There is no point in the US remaining in Iraq and Syria to prop up the Iraqi government or support the YPG; an indefinite deployment is not a strategy, and Shia and Sunni jihadists have managed to expand their influence right under the US’ nose. If the US pulls out, the regional powers will intensify their conflict, and the US can play a balancing role as it sees fit. If the Turks and the Iranians are eventually drawn into a conflict, as their history shows they are prone to do, the US should let them have at it, and simply keep Saudi Arabia and other Gulf states from joining the fight directly in a manner that would force the US to step in to protect oil flows. This would meet the US’ minimum strategic objectives while respecting the repeatedly expressed will of the US public to disengage from the Middle East. If Turkey and Iran accomodate one another, the US should support Russia, to ensure it is not vulnerable to encroachment from Muslim powers, and to help protect ancient Christian communities, like the Armenians, Maronites, Copts and Levantine Orthodox. Russia should be an ally in containing the impact of this civil war.

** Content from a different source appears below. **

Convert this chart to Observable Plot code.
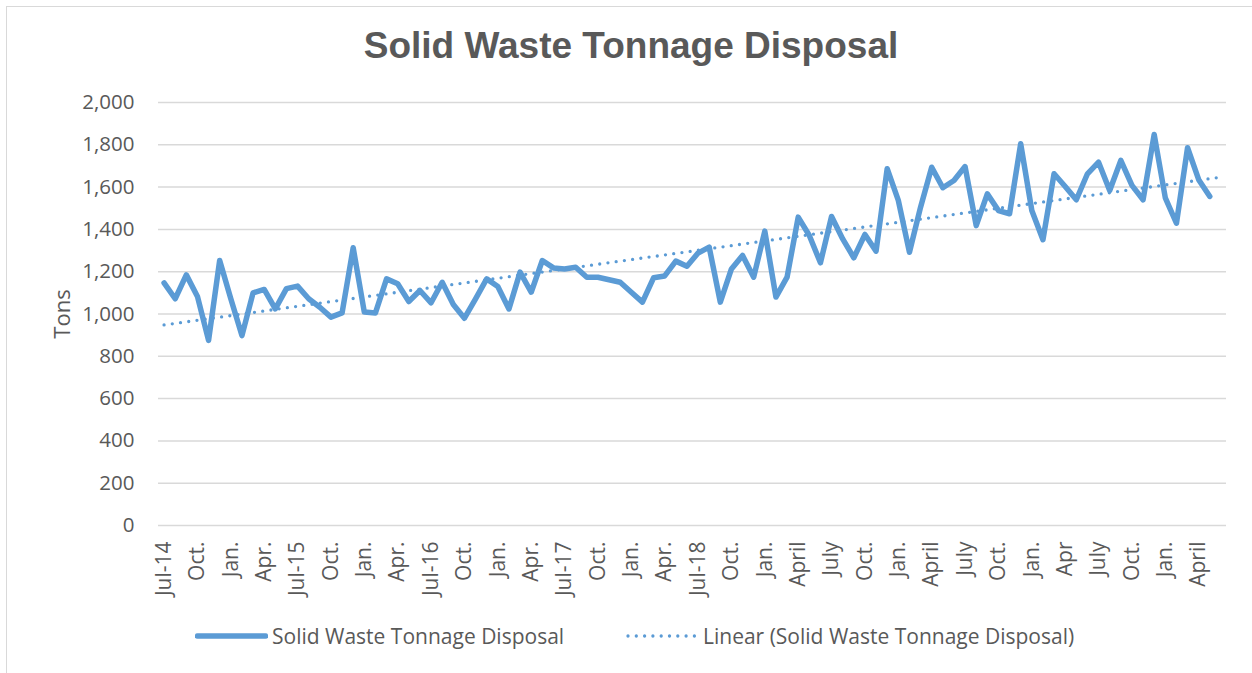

All the while, the US should not forget how precarious Saudi Arabia’s religious reform process is, and how contrary to the founding ideas of Saudi Arabia it is, and to Islam itself. Just as Turkey and Iran returned to the Islamic norm, such a time will come to Saudi Arabia, with or without the Al Saud.

Finally, the ability of outside powers to influence a war over the heart of a rival civilization is limited, and trying to influence it is dangerous. The US has shown that it is capable of removing regimes in the Muslim world. It has yet to demonstrate that it can install friendly regimes in their place. Remaining in Iraq and Syria only serves to delay an inevitable conflict between Turkey, Iran and Saudi Arabia, all while strengthening Iran’s hand and bringing Turkey closer to it. It is time to stop doing the West’s civilisational enemies this favour. The US can afford to step back from this struggle for now, and focus its attention on managing the conflict, rather than direct involvement. This is a conflict in which Russia is a partner, not a rival.